Short task: Copy all of the material word for word, except for the pictures.

═══ Collected data

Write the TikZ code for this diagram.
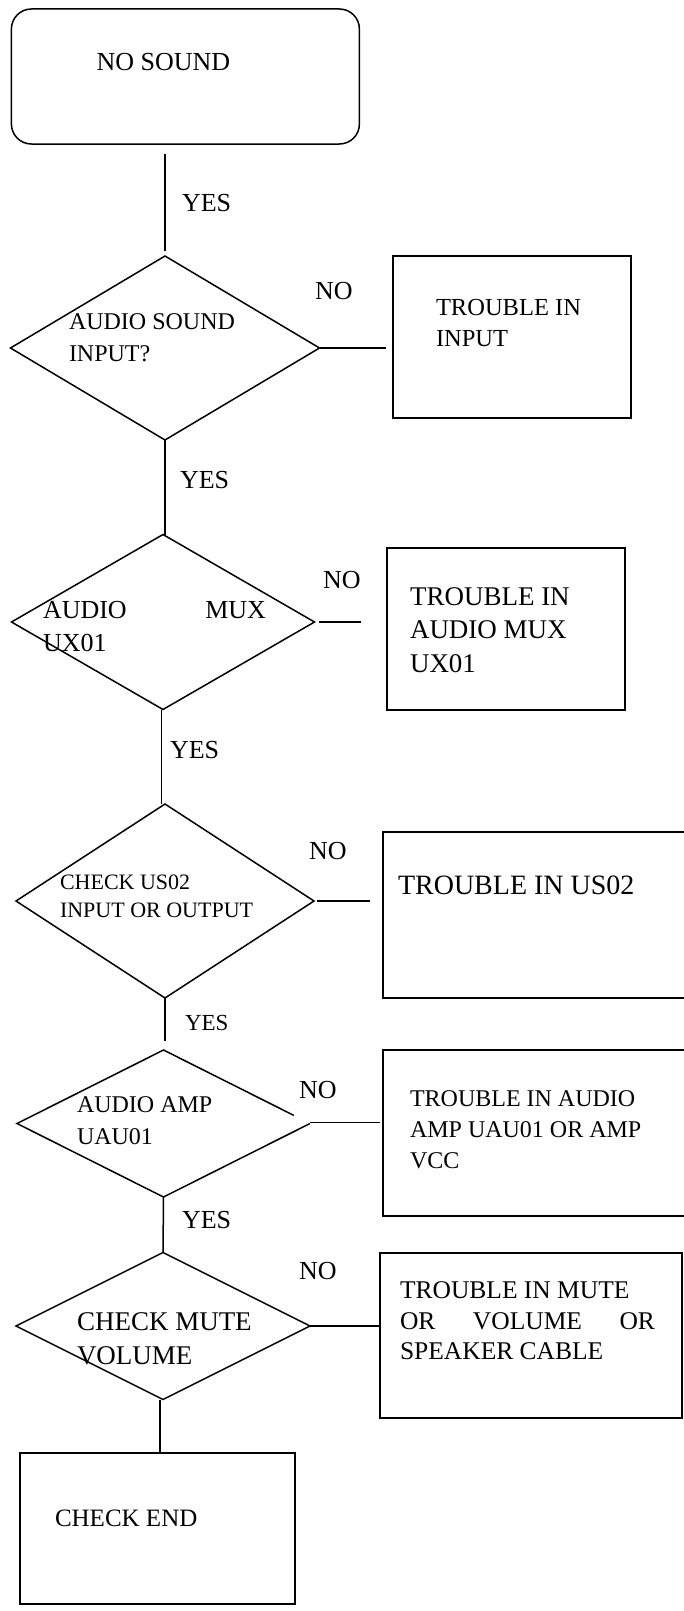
\documentclass[tikz,border=0pt]{standalone}
\usepackage{fontspec}
\setmainfont{Liberation Serif}
\usetikzlibrary{shapes.geometric,calc}
\tikzset{
  shp/.style={draw=black, line width=1.5pt, inner sep=0pt, outer sep=0pt},
  dia/.style={shp, shape=diamond},
  rbox/.style={shp, shape=rectangle},
  conn/.style={draw=black, line width=1.5pt},
  thinconn/.style={draw=black, line width=0.9pt},
  txt/.style={inner sep=0pt, outer sep=0pt, anchor=west, align=left, text=black},
}
\newcommand{\fs}[2]{\fontsize{#1}{#2}\selectfont}
\begin{document}
\begin{tikzpicture}[x=1pt,y=-1pt]
\useasboundingbox (0,0) rectangle (684,1611);
\clip (0,0) rectangle (684,1611);
\fill[white] (0,0) rectangle (684,1611);

% start box
\node[rbox, rounded corners=20pt, minimum width=348pt, minimum height=135pt] (start) at (185.4,76.5) {};
\node[txt, font=\fs{26}{31}] (tstart) at (96.5,62) {NO SOUND};

% decision 1
\node[dia, minimum width=309pt, minimum height=184pt] (d1) at (165,348) {};
\node[txt, font=\fs{24}{32}] (td1) at (69,338) {AUDIO SOUND\\INPUT?};
\node[rbox, minimum width=238pt, minimum height=162pt] (b1) at (512,337) {};
\node[txt, font=\fs{24.5}{31}] (tb1) at (436,323.5) {TROUBLE IN\\INPUT};

% decision 2
\node[dia, minimum width=303pt, minimum height=175pt] (d2) at (163,622) {};
\node[txt, font=\fs{26}{33}] (td2) at (43,626.5) {\makebox[223pt][s]{AUDIO MUX}\\UX01};
\node[rbox, minimum width=238pt, minimum height=162pt] (b2) at (506,629) {};
\node[txt, font=\fs{27}{33.5}] (tb2) at (410,629.7) {TROUBLE IN\\AUDIO MUX\\UX01};

% decision 3
\node[dia, minimum width=298pt, minimum height=194pt] (d3) at (165,901) {};
\node[txt, font=\fs{22}{28}] (td3) at (60,896) {CHECK US02\\INPUT OR OUTPUT};
\node[rbox, minimum width=317pt, minimum height=166pt] (b3) at (541.5,915) {};
\node[txt, font=\fs{28}{33}] (tb3) at (398,885) {TROUBLE IN US02};

% decision 4 (outline drawn as path, with small gap near right vertex)
\node[shape=diamond, inner sep=0pt, outer sep=0pt, minimum width=293pt, minimum height=147pt] (d4) at (163.5,1123.5) {};
\draw[line width=1.5pt, line join=miter] ($(d4.north)!0.89!(d4.east)$) -- (d4.north) -- (d4.west) -- (d4.south) -- (d4.east);
\node[txt, font=\fs{24}{32}] (td4) at (77,1121) {AUDIO AMP\\UAU01};
\node[rbox, minimum width=317pt, minimum height=166pt] (b4) at (541.5,1133) {};
\node[txt, font=\fs{24}{31}] (tb4) at (410,1130) {TROUBLE IN AUDIO\\AMP UAU01 OR AMP\\VCC};

% decision 5
\node[dia, minimum width=294pt, minimum height=147pt] (d5) at (163,1326) {};
\node[txt, font=\fs{27}{34}] (td5) at (77,1339) {CHECK MUTE\\VOLUME};
\node[rbox, minimum width=302pt, minimum height=165pt] (b5) at (531,1335.5) {};
\node[txt, font=\fs{25.5}{30.5}] (tb5) at (400,1320.7) {TROUBLE IN MUTE\\\makebox[255pt][s]{OR VOLUME OR}\\SPEAKER CABLE};

% end box
\node[rbox, minimum width=275pt, minimum height=151pt] (end) at (157.5,1528.5) {};
\node[txt, font=\fs{25}{30}] (tend) at (55,1518) {CHECK END};

% YES connectors
\draw[conn] ([yshift=-10pt]start.south -| d1.north) -- ([yshift=5pt]d1.north);
\draw[conn] (d1.south) -- (d1.south |- d2.north);
\draw[conn] ([xshift=-1.5pt]d2.south) -- ([xshift=-1.5pt]d2.south |- d3.north);
\draw[conn] (d3.south) -- ([yshift=9pt]d3.south |- d4.north);
\draw[conn] (d4.south) -- (d5.north);
\draw[conn] ([xshift=-3pt]d5.south) -- ([xshift=-3pt]d5.south |- end.north);

% NO connectors
\coordinate (d4e) at ([yshift=1.5pt]d4.east);
\draw[conn] (d1.east) -- ([xshift=-7pt]b1.west |- d1.east);
\draw[conn] ([xshift=4pt]d2.east) -- ([xshift=-26pt]b2.west |- d2.east);
\draw[conn] ([xshift=3pt]d3.east) -- ([xshift=-13pt]b3.west |- d3.east);
\draw[thinconn] (d4e) -- ([xshift=-3pt]b4.west |- d4e);
\draw[conn] (d5.east) -- (b5.west |- d5.east);

% labels
\node[txt, font=\fs{26}{30}] (yes1) at (182,203) {YES};
\node[txt, font=\fs{26}{30}] (yes2) at (180,480) {YES};
\node[txt, font=\fs{26}{30}] (yes3) at (170,750) {YES};
\node[txt, font=\fs{23}{28}] (yes4) at (185,1023) {YES};
\node[txt, font=\fs{26}{30}] (yes5) at (182,1220) {YES};
\node[txt, font=\fs{26}{30}] (no1) at (315,291) {NO};
\node[txt, font=\fs{26}{30}] (no2) at (323,580) {NO};
\node[txt, font=\fs{26}{30}] (no3) at (309,851) {NO};
\node[txt, font=\fs{26}{30}] (no4) at (299,1090) {NO};
\node[txt, font=\fs{26}{30}] (no5) at (299,1271) {NO};
\end{tikzpicture}
\end{document}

══════

Exercise response:
Write the TikZ code for this diagram.
\documentclass[tikz,border=0pt]{standalone}
\usepackage{fontspec}
\setmainfont{Liberation Serif}
\usetikzlibrary{shapes.geometric,calc}
\tikzset{
  shp/.style={draw=black, line width=1.5pt, inner sep=0pt, outer sep=0pt},
  dia/.style={shp, shape=diamond},
  rbox/.style={shp, shape=rectangle},
  conn/.style={draw=black, line width=1.5pt},
  thinconn/.style={draw=black, line width=0.9pt},
  txt/.style={inner sep=0pt, outer sep=0pt, anchor=west, align=left, text=black},
}
\newcommand{\fs}[2]{\fontsize{#1}{#2}\selectfont}
\begin{document}
\begin{tikzpicture}[x=1pt,y=-1pt]
\useasboundingbox (0,0) rectangle (684,1611);
\clip (0,0) rectangle (684,1611);
\fill[white] (0,0) rectangle (684,1611);

% start box
\node[rbox, rounded corners=20pt, minimum width=348pt, minimum height=135pt] (start) at (185.4,76.5) {};
\node[txt, font=\fs{26}{31}] (tstart) at (96.5,62) {NO SOUND};

% decision 1
\node[dia, minimum width=309pt, minimum height=184pt] (d1) at (165,348) {};
\node[txt, font=\fs{24}{32}] (td1) at (69,338) {AUDIO SOUND\\INPUT?};
\node[rbox, minimum width=238pt, minimum height=162pt] (b1) at (512,337) {};
\node[txt, font=\fs{24.5}{31}] (tb1) at (436,323.5) {TROUBLE IN\\INPUT};

% decision 2
\node[dia, minimum width=303pt, minimum height=175pt] (d2) at (163,622) {};
\node[txt, font=\fs{26}{33}] (td2) at (43,626.5) {\makebox[223pt][s]{AUDIO MUX}\\UX01};
\node[rbox, minimum width=238pt, minimum height=162pt] (b2) at (506,629) {};
\node[txt, font=\fs{27}{33.5}] (tb2) at (410,629.7) {TROUBLE IN\\AUDIO MUX\\UX01};

% decision 3
\node[dia, minimum width=298pt, minimum height=194pt] (d3) at (165,901) {};
\node[txt, font=\fs{22}{28}] (td3) at (60,896) {CHECK US02\\INPUT OR OUTPUT};
\node[rbox, minimum width=317pt, minimum height=166pt] (b3) at (541.5,915) {};
\node[txt, font=\fs{28}{33}] (tb3) at (398,885) {TROUBLE IN US02};

% decision 4 (outline drawn as path, with small gap near right vertex)
\node[shape=diamond, inner sep=0pt, outer sep=0pt, minimum width=293pt, minimum height=147pt] (d4) at (163.5,1123.5) {};
\draw[line width=1.5pt, line join=miter] ($(d4.north)!0.89!(d4.east)$) -- (d4.north) -- (d4.west) -- (d4.south) -- (d4.east);
\node[txt, font=\fs{24}{32}] (td4) at (77,1121) {AUDIO AMP\\UAU01};
\node[rbox, minimum width=317pt, minimum height=166pt] (b4) at (541.5,1133) {};
\node[txt, font=\fs{24}{31}] (tb4) at (410,1130) {TROUBLE IN AUDIO\\AMP UAU01 OR AMP\\VCC};

% decision 5
\node[dia, minimum width=294pt, minimum height=147pt] (d5) at (163,1326) {};
\node[txt, font=\fs{27}{34}] (td5) at (77,1339) {CHECK MUTE\\VOLUME};
\node[rbox, minimum width=302pt, minimum height=165pt] (b5) at (531,1335.5) {};
\node[txt, font=\fs{25.5}{30.5}] (tb5) at (400,1320.7) {TROUBLE IN MUTE\\\makebox[255pt][s]{OR VOLUME OR}\\SPEAKER CABLE};

% end box
\node[rbox, minimum width=275pt, minimum height=151pt] (end) at (157.5,1528.5) {};
\node[txt, font=\fs{25}{30}] (tend) at (55,1518) {CHECK END};

% YES connectors
\draw[conn] ([yshift=-10pt]start.south -| d1.north) -- ([yshift=5pt]d1.north);
\draw[conn] (d1.south) -- (d1.south |- d2.north);
\draw[conn] ([xshift=-1.5pt]d2.south) -- ([xshift=-1.5pt]d2.south |- d3.north);
\draw[conn] (d3.south) -- ([yshift=9pt]d3.south |- d4.north);
\draw[conn] (d4.south) -- (d5.north);
\draw[conn] ([xshift=-3pt]d5.south) -- ([xshift=-3pt]d5.south |- end.north);

% NO connectors
\coordinate (d4e) at ([yshift=1.5pt]d4.east);
\draw[conn] (d1.east) -- ([xshift=-7pt]b1.west |- d1.east);
\draw[conn] ([xshift=4pt]d2.east) -- ([xshift=-26pt]b2.west |- d2.east);
\draw[conn] ([xshift=3pt]d3.east) -- ([xshift=-13pt]b3.west |- d3.east);
\draw[thinconn] (d4e) -- ([xshift=-3pt]b4.west |- d4e);
\draw[conn] (d5.east) -- (b5.west |- d5.east);

% labels
\node[txt, font=\fs{26}{30}] (yes1) at (182,203) {YES};
\node[txt, font=\fs{26}{30}] (yes2) at (180,480) {YES};
\node[txt, font=\fs{26}{30}] (yes3) at (170,750) {YES};
\node[txt, font=\fs{23}{28}] (yes4) at (185,1023) {YES};
\node[txt, font=\fs{26}{30}] (yes5) at (182,1220) {YES};
\node[txt, font=\fs{26}{30}] (no1) at (315,291) {NO};
\node[txt, font=\fs{26}{30}] (no2) at (323,580) {NO};
\node[txt, font=\fs{26}{30}] (no3) at (309,851) {NO};
\node[txt, font=\fs{26}{30}] (no4) at (299,1090) {NO};
\node[txt, font=\fs{26}{30}] (no5) at (299,1271) {NO};
\end{tikzpicture}
\end{document}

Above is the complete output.